The industry has been talking about standardization since 2009, and, although all the issues have not yet been resolved, knowledge has been developed and significant progress has been made, says Smalley. Collaboration between users and suppliers has been one of the keys to this progress, as users have more fully delineated their requirements and communicated with suppliers about how to meet these needs. 

Clear user-requirement specifications are needed to mitigate the risk of technology selection and qualification, and a partnership between users and suppliers is needed to minimize risks throughout the lifecycle and to have better change control, said Sabrina Restrepo, associate director of component engineering in the Sterile & Validation Center of Excellence, Global Technical Operations at Merck, in a presentation at the ISPE annual meeting (3). "If you have a design space and clearly understand risk, you can better deal with changes because you can see how they might affect the process," she explained. 

"Users should implement SUS with the same validation procedures they would use with a stainless steel system," added Smalley in a presentation (4). "First, define the user requirements, and identify specifications, such as processing temperature. Have a knowledge repository and a system for handling documentation." One small difference in SUS documentation is that some items in a data-set about the part might come from the supplier of the plastic tubing, for example, and other information might come from the supplier of the plastic material used to make the tubing. Users should also note that the same component may have different requirements depending on where in the process it is used, and any inventoried part should be identified as to where it is approved for use. For example, a bag used in buffer storage may have less stringent requirements for particulates, extractables, and leachables than the same bag used in fill/finish.

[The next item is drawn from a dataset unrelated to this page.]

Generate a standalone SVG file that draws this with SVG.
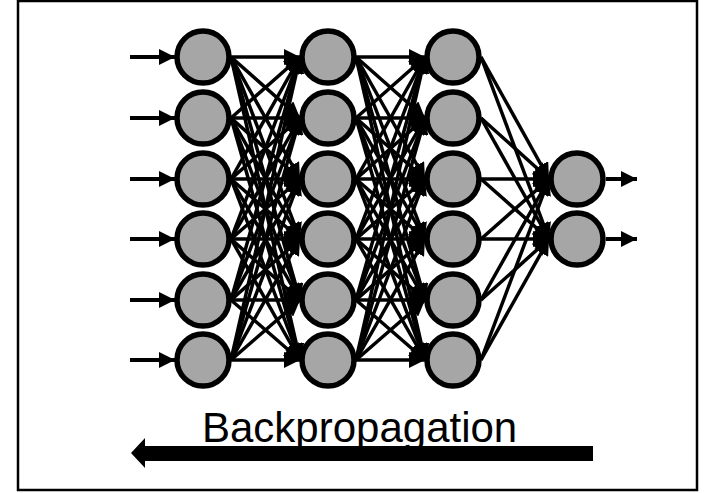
<svg xmlns="http://www.w3.org/2000/svg" width="705" height="493" viewBox="0 0 705 493">
  <style>
    .node circle { fill: #a6a6a6; stroke: #000; stroke-width: 5.5; }
    .edge { stroke: #000; stroke-width: 3.5; fill: none; marker-end: url(#head); }
    .io { stroke: #000; stroke-width: 4; fill: none; marker-end: url(#head); }
    .label { font-family: "Liberation Sans", Arial, sans-serif; font-size: 42px; fill: #000; }
  </style>
  <defs>
    <marker id="head" markerUnits="userSpaceOnUse" markerWidth="16" markerHeight="16" refX="16" refY="8" orient="auto">
      <path d="M0,0 L16,8 L0,16 z" fill="#000"/>
    </marker>
  </defs>

  <!-- frame -->
  <rect x="18" y="1" width="679" height="489" fill="#fff" stroke="#000" stroke-width="2.5"/>

  <g id="connectors">
    <!-- inputs -->
    <line class="io" x1="130" y1="57" x2="175" y2="57"/>
    <line class="io" x1="130" y1="118" x2="175" y2="118"/>
    <line class="io" x1="130" y1="179" x2="175" y2="179"/>
    <line class="io" x1="130" y1="239" x2="175" y2="239"/>
    <line class="io" x1="130" y1="300" x2="175" y2="300"/>
    <line class="io" x1="130" y1="360" x2="175" y2="360"/>

    <!-- layer 1 to layer 2 -->
    <line class="edge" x1="231" y1="57" x2="300" y2="57"/>
    <line class="edge" x1="231" y1="57" x2="300" y2="118"/>
    <line class="edge" x1="231" y1="57" x2="300" y2="179"/>
    <line class="edge" x1="231" y1="57" x2="300" y2="239"/>
    <line class="edge" x1="231" y1="57" x2="300" y2="300"/>
    <line class="edge" x1="231" y1="57" x2="300" y2="360"/>
    <line class="edge" x1="231" y1="118" x2="300" y2="57"/>
    <line class="edge" x1="231" y1="118" x2="300" y2="118"/>
    <line class="edge" x1="231" y1="118" x2="300" y2="179"/>
    <line class="edge" x1="231" y1="118" x2="300" y2="239"/>
    <line class="edge" x1="231" y1="118" x2="300" y2="300"/>
    <line class="edge" x1="231" y1="118" x2="300" y2="360"/>
    <line class="edge" x1="231" y1="179" x2="300" y2="57"/>
    <line class="edge" x1="231" y1="179" x2="300" y2="118"/>
    <line class="edge" x1="231" y1="179" x2="300" y2="179"/>
    <line class="edge" x1="231" y1="179" x2="300" y2="239"/>
    <line class="edge" x1="231" y1="179" x2="300" y2="300"/>
    <line class="edge" x1="231" y1="179" x2="300" y2="360"/>
    <line class="edge" x1="231" y1="239" x2="300" y2="57"/>
    <line class="edge" x1="231" y1="239" x2="300" y2="118"/>
    <line class="edge" x1="231" y1="239" x2="300" y2="179"/>
    <line class="edge" x1="231" y1="239" x2="300" y2="239"/>
    <line class="edge" x1="231" y1="239" x2="300" y2="300"/>
    <line class="edge" x1="231" y1="239" x2="300" y2="360"/>
    <line class="edge" x1="231" y1="300" x2="300" y2="57"/>
    <line class="edge" x1="231" y1="300" x2="300" y2="118"/>
    <line class="edge" x1="231" y1="300" x2="300" y2="179"/>
    <line class="edge" x1="231" y1="300" x2="300" y2="239"/>
    <line class="edge" x1="231" y1="300" x2="300" y2="300"/>
    <line class="edge" x1="231" y1="300" x2="300" y2="360"/>
    <line class="edge" x1="231" y1="360" x2="300" y2="57"/>
    <line class="edge" x1="231" y1="360" x2="300" y2="118"/>
    <line class="edge" x1="231" y1="360" x2="300" y2="179"/>
    <line class="edge" x1="231" y1="360" x2="300" y2="239"/>
    <line class="edge" x1="231" y1="360" x2="300" y2="300"/>
    <line class="edge" x1="231" y1="360" x2="300" y2="360"/>

    <!-- layer 2 to layer 3 -->
    <line class="edge" x1="356" y1="57" x2="425" y2="57"/>
    <line class="edge" x1="356" y1="57" x2="425" y2="118"/>
    <line class="edge" x1="356" y1="57" x2="425" y2="179"/>
    <line class="edge" x1="356" y1="57" x2="425" y2="239"/>
    <line class="edge" x1="356" y1="57" x2="425" y2="300"/>
    <line class="edge" x1="356" y1="57" x2="425" y2="360"/>
    <line class="edge" x1="356" y1="118" x2="425" y2="57"/>
    <line class="edge" x1="356" y1="118" x2="425" y2="118"/>
    <line class="edge" x1="356" y1="118" x2="425" y2="179"/>
    <line class="edge" x1="356" y1="118" x2="425" y2="239"/>
    <line class="edge" x1="356" y1="118" x2="425" y2="300"/>
    <line class="edge" x1="356" y1="118" x2="425" y2="360"/>
    <line class="edge" x1="356" y1="179" x2="425" y2="57"/>
    <line class="edge" x1="356" y1="179" x2="425" y2="118"/>
    <line class="edge" x1="356" y1="179" x2="425" y2="179"/>
    <line class="edge" x1="356" y1="179" x2="425" y2="239"/>
    <line class="edge" x1="356" y1="179" x2="425" y2="300"/>
    <line class="edge" x1="356" y1="179" x2="425" y2="360"/>
    <line class="edge" x1="356" y1="239" x2="425" y2="57"/>
    <line class="edge" x1="356" y1="239" x2="425" y2="118"/>
    <line class="edge" x1="356" y1="239" x2="425" y2="179"/>
    <line class="edge" x1="356" y1="239" x2="425" y2="239"/>
    <line class="edge" x1="356" y1="239" x2="425" y2="300"/>
    <line class="edge" x1="356" y1="239" x2="425" y2="360"/>
    <line class="edge" x1="356" y1="300" x2="425" y2="57"/>
    <line class="edge" x1="356" y1="300" x2="425" y2="118"/>
    <line class="edge" x1="356" y1="300" x2="425" y2="179"/>
    <line class="edge" x1="356" y1="300" x2="425" y2="239"/>
    <line class="edge" x1="356" y1="300" x2="425" y2="300"/>
    <line class="edge" x1="356" y1="300" x2="425" y2="360"/>
    <line class="edge" x1="356" y1="360" x2="425" y2="57"/>
    <line class="edge" x1="356" y1="360" x2="425" y2="118"/>
    <line class="edge" x1="356" y1="360" x2="425" y2="179"/>
    <line class="edge" x1="356" y1="360" x2="425" y2="239"/>
    <line class="edge" x1="356" y1="360" x2="425" y2="300"/>
    <line class="edge" x1="356" y1="360" x2="425" y2="360"/>

    <!-- layer 3 to output -->
    <line class="edge" x1="481" y1="57" x2="549" y2="179"/>
    <line class="edge" x1="481" y1="57" x2="549" y2="239"/>
    <line class="edge" x1="481" y1="118" x2="549" y2="179"/>
    <line class="edge" x1="481" y1="118" x2="549" y2="239"/>
    <line class="edge" x1="481" y1="179" x2="549" y2="179"/>
    <line class="edge" x1="481" y1="179" x2="549" y2="239"/>
    <line class="edge" x1="481" y1="239" x2="549" y2="179"/>
    <line class="edge" x1="481" y1="239" x2="549" y2="239"/>
    <line class="edge" x1="481" y1="300" x2="549" y2="179"/>
    <line class="edge" x1="481" y1="300" x2="549" y2="239"/>
    <line class="edge" x1="481" y1="360" x2="549" y2="179"/>
    <line class="edge" x1="481" y1="360" x2="549" y2="239"/>

    <!-- outputs -->
    <line class="io" x1="606" y1="179" x2="637" y2="179"/>
    <line class="io" x1="606" y1="239" x2="637" y2="239"/>
  </g>

  <!-- input layer -->
  <g id="n1-1" class="node"><circle cx="203" cy="57" r="26"/></g>
  <g id="n1-2" class="node"><circle cx="203" cy="118" r="26"/></g>
  <g id="n1-3" class="node"><circle cx="203" cy="179" r="26"/></g>
  <g id="n1-4" class="node"><circle cx="203" cy="239" r="26"/></g>
  <g id="n1-5" class="node"><circle cx="203" cy="300" r="26"/></g>
  <g id="n1-6" class="node"><circle cx="203" cy="360" r="26"/></g>

  <!-- hidden layer 1 -->
  <g id="n2-1" class="node"><circle cx="328" cy="57" r="26"/></g>
  <g id="n2-2" class="node"><circle cx="328" cy="118" r="26"/></g>
  <g id="n2-3" class="node"><circle cx="328" cy="179" r="26"/></g>
  <g id="n2-4" class="node"><circle cx="328" cy="239" r="26"/></g>
  <g id="n2-5" class="node"><circle cx="328" cy="300" r="26"/></g>
  <g id="n2-6" class="node"><circle cx="328" cy="360" r="26"/></g>

  <!-- hidden layer 2 -->
  <g id="n3-1" class="node"><circle cx="453" cy="57" r="26"/></g>
  <g id="n3-2" class="node"><circle cx="453" cy="118" r="26"/></g>
  <g id="n3-3" class="node"><circle cx="453" cy="179" r="26"/></g>
  <g id="n3-4" class="node"><circle cx="453" cy="239" r="26"/></g>
  <g id="n3-5" class="node"><circle cx="453" cy="300" r="26"/></g>
  <g id="n3-6" class="node"><circle cx="453" cy="360" r="26"/></g>

  <!-- output layer -->
  <g id="n4-1" class="node"><circle cx="577" cy="179" r="26"/></g>
  <g id="n4-2" class="node"><circle cx="577" cy="239" r="26"/></g>

  <!-- backward pass arrow and caption -->
  <g id="backprop">
    <polygon points="131,453 145,438 145,446 593,446 593,461 145,461 145,468" fill="#000"/>
    <text class="label" x="202" y="442">Backpropagation</text>
  </g>
</svg>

Understanding the risk of extractables, which depend on the component material, and leachables, which depend on the actual use of the SUS in the pharmaceutical process, is crucial and requires collaboration between users and suppliers, explained Malik Belattar, deputy director of the nonprofit organization, the Single-Use Technology Assessment Program (SUTAP), based in Switzerland (5). SUTAP was founded in December 2014 for the purpose of facilitating single-use standards development.

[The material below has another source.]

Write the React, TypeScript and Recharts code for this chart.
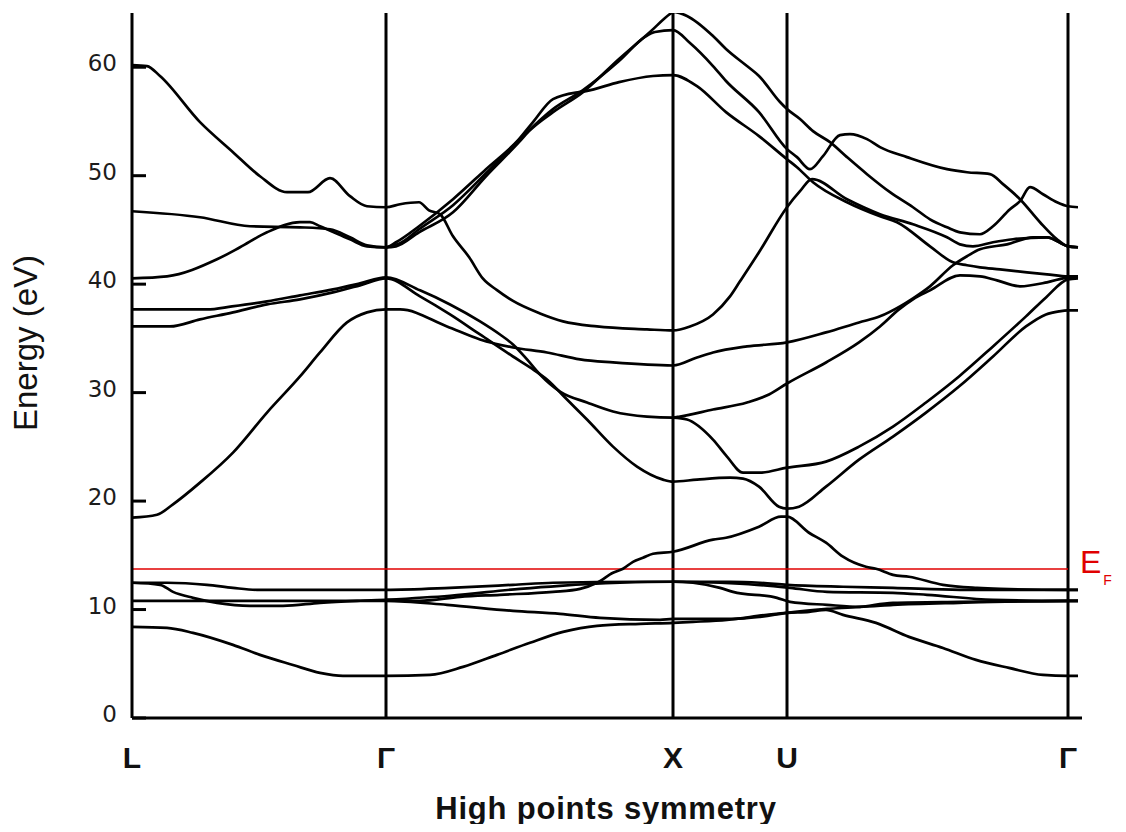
import React from "react";
import { LineChart, Line, XAxis, YAxis, ReferenceLine } from "recharts";

type Pt = [number, number];

// k-path positions of the high-symmetry points and their labels
const symmetryPoints = [0, 254, 541, 655, 936];
const symmetryLabels = ["L", "Γ", "X", "U", "Γ"];
const energyTicks = [0, 10, 20, 30, 40, 50, 60];
const fermiEnergy = 13.73;
const pathEnd = 936;

// bands: [k, energy (eV)]
const bandA: Pt[] = [[0,60.2],[15,60.11],[28,59.19],[68,54.94],[101,52.17],[128,49.95],[155,48.48],[176,48.48],[198,49.77],[218,48.11],[235,47.18],[254,47.09],[268,47.37],[287,47.55],[297,46.81],[308,46.45],[321,44.41],[337,42.5],[351,40.5],[365,39.45],[381,38.45],[408,37.3],[431,36.57],[465,36.1],[515,35.83],[541,35.73],[558,36.1],[581,37.21],[598,38.87],[608,40.26],[627,42.94],[655,47.09],[668,48.57],[680,49.68],[715,47.83],[748,46.45],[781,45.52],[815,44.32],[828,43.67],[841,43.49],[861,43.86],[881,44.14],[915,44.32],[936,43.49],[946,43.4]];
const bandB: Pt[] = [[0,46.72],[68,46.17],[118,45.34],[168,45.24],[198,45.06],[218,44.32],[235,43.58],[254,43.4],[264,43.86],[287,45.34],[321,47.83],[354,50.6],[387,53.37],[401,54.94],[421,57.06],[447,57.71],[454,57.8],[487,58.63],[521,59.19],[541,59.28],[565,58.26],[594,55.86],[627,53.65],[655,51.52],[665,50.78],[681,49.4],[715,47.55],[748,46.26],[765,45.71],[798,43.49],[821,42.01],[835,41.74],[848,41.55],[868,41.37],[895,41.09],[915,40.91],[936,40.72],[946,40.72]];
const bandC: Pt[] = [[0,40.54],[35,40.72],[85,42.29],[108,43.4],[135,44.78],[168,45.71],[178,45.71],[188,45.34],[218,44.14],[235,43.49],[254,43.4],[264,43.49],[287,44.78],[321,46.63],[354,49.95],[387,53.09],[397,54.11],[421,55.86],[451,57.71],[487,60.76],[518,63.25],[538,64.91],[541,65.1],[555,64.73],[581,62.88],[594,61.68],[615,60.11],[627,59.19],[648,56.79],[655,56.14],[668,55.22],[681,54.11],[698,53.09],[715,51.71],[735,50.14],[758,48.48],[781,47.09],[798,45.98],[815,45.24],[828,44.78],[848,44.6],[861,45.34],[878,46.91],[888,47.65],[898,48.94],[911,48.29],[925,47.55],[936,47.18],[946,47.09]];
const bandD3: Pt[] = [[254,43.4],[268,43.77],[287,45.06],[321,47.28],[354,50.23],[387,53.28],[421,56.14],[451,57.89],[487,60.57],[513,62.79],[523,63.25],[541,63.43],[558,62.23],[581,60.11],[594,58.73],[627,55.86],[655,52.45],[665,51.71],[678,50.6],[691,51.8],[708,53.74],[718,53.83],[735,53.37],[748,52.63],[775,51.71],[815,50.6],[835,50.32],[858,50.14],[871,49.22],[888,47.83],[908,45.71],[925,44.14],[936,43.49],[946,43.4]];
const bandD: Pt[] = [[0,37.67],[75,37.67],[100,37.95],[135,38.41],[168,38.97],[201,39.52],[228,40.07],[254,40.63],[288,39.43],[318,38.13],[348,36.57],[368,35.36],[381,34.44],[395,33.06],[408,31.67],[428,30.1],[455,29.09],[481,28.26],[515,27.79],[541,27.7],[548,27.79],[581,28.44],[615,29.09],[637,29.82],[655,30.84],[694,32.78],[727,34.63],[748,36.1],[767,37.67],[781,38.6],[798,39.43],[828,40.81],[848,40.72],[865,40.35],[888,39.8],[915,40.17],[936,40.63],[946,40.72]];
const bandE: Pt[] = [[0,36.1],[38,36.1],[68,36.75],[101,37.4],[135,38.13],[168,38.6],[201,39.24],[228,39.89],[254,40.54],[288,38.87],[318,37.21],[348,35.36],[381,33.33],[398,32.32],[415,31.21],[435,29.36],[455,27.52],[481,25.02],[505,23.18],[531,21.98],[541,21.79],[565,21.98],[598,22.16],[611,22.07],[627,21.33],[647,19.48],[655,19.3],[667,19.48],[694,21.33],[727,23.82],[761,25.95],[794,28.16],[827,30.56],[861,33.33],[894,36.1],[914,37.21],[927,37.49],[936,37.58],[946,37.58]];
const bandF: Pt[] = [[0,18.47],[25,18.74],[41,19.7],[68,21.7],[101,24.47],[135,28.16],[168,31.49],[188,33.7],[215,36.47],[235,37.4],[254,37.67],[268,37.67],[315,36.1],[348,34.9],[381,34.16],[415,33.7],[448,33.06],[481,32.78],[541,32.5],[565,33.24],[581,33.7],[615,34.26],[655,34.63],[694,35.55],[727,36.47],[748,37.03],[768,37.95],[781,38.69],[798,39.8],[821,41.74],[835,42.57],[848,43.21],[875,43.67],[901,44.32],[915,44.32],[936,43.49],[946,43.4]];
const bandK: Pt[] = [[541,27.7],[555,27.52],[581,25.67],[595,24.1],[611,22.62],[628,22.62],[655,23.08],[694,23.64],[727,25.02],[761,26.87],[794,29.09],[827,31.49],[861,34.26],[894,37.03],[914,38.78],[936,40.44],[946,40.54]];
const bandG: Pt[] = [[0,12.47],[35,12.47],[75,12.28],[101,12.0],[125,11.82],[254,11.82],[318,12.0],[381,12.28],[421,12.47],[508,12.56],[541,12.56],[598,12.56],[628,12.47],[655,12.28],[711,12.1],[761,12.0],[828,11.82],[946,11.82]];
const bandH: Pt[] = [[0,12.47],[28,12.28],[41,11.63],[61,11.08],[85,10.62],[118,10.34],[151,10.34],[188,10.62],[225,10.8],[254,10.9],[288,10.8],[328,11.17],[368,11.36],[421,11.63],[448,11.91],[465,12.47],[481,13.39],[491,13.76],[501,14.4],[511,14.77],[521,15.14],[541,15.33],[581,16.44],[594,16.62],[627,17.64],[649,18.56],[655,18.56],[677,17.08],[694,16.16],[711,14.87],[734,13.94],[744,13.76],[761,13.2],[777,13.02],[811,12.28],[845,12.0],[868,11.91],[936,11.82],[946,11.82]];
const bandI: Pt[] = [[0,10.8],[254,10.8],[315,10.43],[381,9.88],[428,9.6],[468,9.23],[528,9.05],[541,9.14],[601,9.14],[628,9.33],[655,9.7],[695,10.06],[728,10.25],[761,10.62],[828,10.71],[946,10.8]];
const bandJ: Pt[] = [[0,8.4],[35,8.31],[61,7.85],[101,6.74],[128,5.82],[161,4.89],[188,4.16],[211,3.88],[254,3.88],[298,3.97],[331,4.71],[365,5.82],[398,6.93],[431,7.94],[465,8.5],[508,8.68],[541,8.77],[561,8.86],[595,9.05],[635,9.51],[655,9.7],[677,9.79],[694,9.97],[711,9.51],[744,8.77],[777,7.48],[811,6.46],[844,5.36],[877,4.62],[911,3.97],[936,3.88],[946,3.88]];
const bandG2: Pt[] = [[254,10.9],[318,11.27],[388,11.91],[428,12.19],[488,12.47],[541,12.56],[561,12.47],[588,12.0],[601,11.63],[645,11.08],[658,10.71],[695,10.43],[728,10.25],[761,10.43],[827,10.62],[936,10.8],[946,10.8]];
const bandG3: Pt[] = [[541,12.56],[588,12.47],[625,12.28],[658,12.0],[695,11.63],[761,11.54],[795,11.36],[861,10.9],[936,10.8],[946,10.8]];

const bands: Pt[][] = [bandA, bandB, bandC, bandD3, bandD, bandE, bandF, bandK, bandG, bandH, bandI, bandJ, bandG2, bandG3];

const YTick = (props: any) => {
  const { x, y, payload } = props;
  return (
    <g>
      <line x1={x + 15} x2={x + 29} y1={y} y2={y} stroke="#000" strokeWidth={3} />
      <text x={x} y={y + 4} textAnchor="end" fontSize={23} fontFamily="DejaVu Sans" fill="#1c1c1c">
        {payload.value}
      </text>
    </g>
  );
};

const XTick = (props: any) => {
  const { x, y, payload } = props;
  const idx = symmetryPoints.indexOf(payload.value);
  return (
    <text x={x} y={y + 50} textAnchor="middle" fontSize={30} fontWeight="bold" fontFamily="Liberation Sans" fill="#111">
      {symmetryLabels[idx]}
    </text>
  );
};

const XLabel = (props: any) => {
  const vb = props.viewBox || { x: 124, y: 710, width: 950, height: 60 };
  return (
    <text x={vb.x + vb.width / 2 - 1} y={vb.y + 101} textAnchor="middle" fontSize={31} fontWeight="bold" fontFamily="Liberation Sans" fill="#111" letterSpacing={0.8}>
      High points symmetry
    </text>
  );
};

const YLabel = (props: any) => {
  const vb = props.viewBox || { x: 64, y: 5, width: 60, height: 705 };
  const cx = vb.x - 35;
  const cy = vb.y + 330;
  return (
    <text x={cx} y={cy} transform={`rotate(-90, ${cx}, ${cy})`} textAnchor="middle" fontSize={33} fontFamily="Liberation Sans" fill="#111">
      Energy (eV)
    </text>
  );
};

const FermiLabel = (props: any) => {
  const vb = props.viewBox || { x: 124, y: 561, width: 936, height: 0 };
  const x = vb.x + vb.width + 12;
  const y = vb.y + 4;
  return (
    <text x={x} y={y} fill="#e00000" fontFamily="Liberation Sans">
      <tspan fontSize={32}>E</tspan>
      <tspan fontSize={14} dx={2} dy={12}>F</tspan>
    </text>
  );
};

export default function App() {
  return (
    <div style={{ width: 1110, height: 816 }}>
      <style>{`.recharts-wrapper, .recharts-surface { overflow: visible !important; }`}</style>
      <LineChart width={1110} height={816} margin={{ top: 5, right: 36, bottom: 46, left: 64 }}>
        <XAxis
          type="number"
          dataKey="k"
          domain={[0, 950]}
          ticks={symmetryPoints}
          interval={0}
          tickSize={0}
          tickMargin={0}
          height={60}
          axisLine={{ stroke: "#000", strokeWidth: 3 }}
          tickLine={false}
          tick={<XTick />}
          label={<XLabel />}
          allowDataOverflow
        />
        <YAxis
          type="number"
          domain={[0, 65]}
          ticks={energyTicks}
          interval={0}
          width={60}
          tickSize={0}
          tickMargin={15}
          axisLine={{ stroke: "#000", strokeWidth: 3 }}
          tickLine={false}
          tick={<YTick />}
          label={<YLabel />}
          allowDataOverflow
        />
        {symmetryPoints.slice(1).map((x) => (
          <ReferenceLine key={x} x={x} stroke="#000" strokeWidth={3} />
        ))}
        <ReferenceLine
          segment={[{ x: 0, y: fermiEnergy }, { x: pathEnd, y: fermiEnergy }]}
          stroke="#e00000"
          strokeWidth={1.5}
          label={<FermiLabel />}
        />
        {bands.map((b, i) => (
          <Line
            key={i}
            data={b.map(([k, e]) => ({ k, e }))}
            dataKey="e"
            type="monotone"
            stroke="#000"
            strokeWidth={2.7}
            dot={false}
            activeDot={false}
            isAnimationActive={false}
          />
        ))}
      </LineChart>
    </div>
  );
}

Users and suppliers are now cooperating on both the individual company level and the industry level. The BioPhorum Operations Group (BPOG), which is primarily an end-user group, and the BPSA, which is primarily a supplier group, are now doing some projects together. For example, in two ongoing BPOG-BPSA collaboration efforts regarding supplier change notifications and user requirements, data from surveys taken by participants have been leveraged to better understand the opportunities. These efforts should drive increased use of SUS by creating a more robust understanding of its capabilities. "Presenting a unified message to regulators will help to show that industry has gained understanding of SUS and will alleviate some of the fear of the newness of SUS," suggests Restrepo. The high level strategy was published last October (6), and authors are encouraging readers to provide feedback via e-mail

References

  1. ASME, Bioprocessing Equipment Standard (New York, NY, 2014). 
  2. BPSA, "Single-Use Manufacturing Component Quality Test Matrices Guide," http://www.bpsalliance.org/wp-content/uploads/2015/11/BPSA_Component_Quality_Test_Matrices_FINAL_November_2015.xlsx, accessed Nov. 20, 2015.
  3. S. Restrepo, "Development of Standard Tools for Risk Assessment Evaluation Related to Single-Use Technologies," presentation at the ISPE Annual Meeting (Philadelphia, PA, 2015).
  4. C. Smalley, "Single Use Systems-Why the New Kids on the Block Need to Prove Themselves," presentation at the ISPE Annual Meeting (Philadelphia, PA, 2015).
  5. M. Belattar, "How to Make E&L from an Unidentified Risk to a Managed Risk,” presentation at the ISPE Annual Meeting (Philadelphia, PA, 2015).
  6. T. White and K. Ott, BioProcess Intl. 13 (9) 24-29 (2015).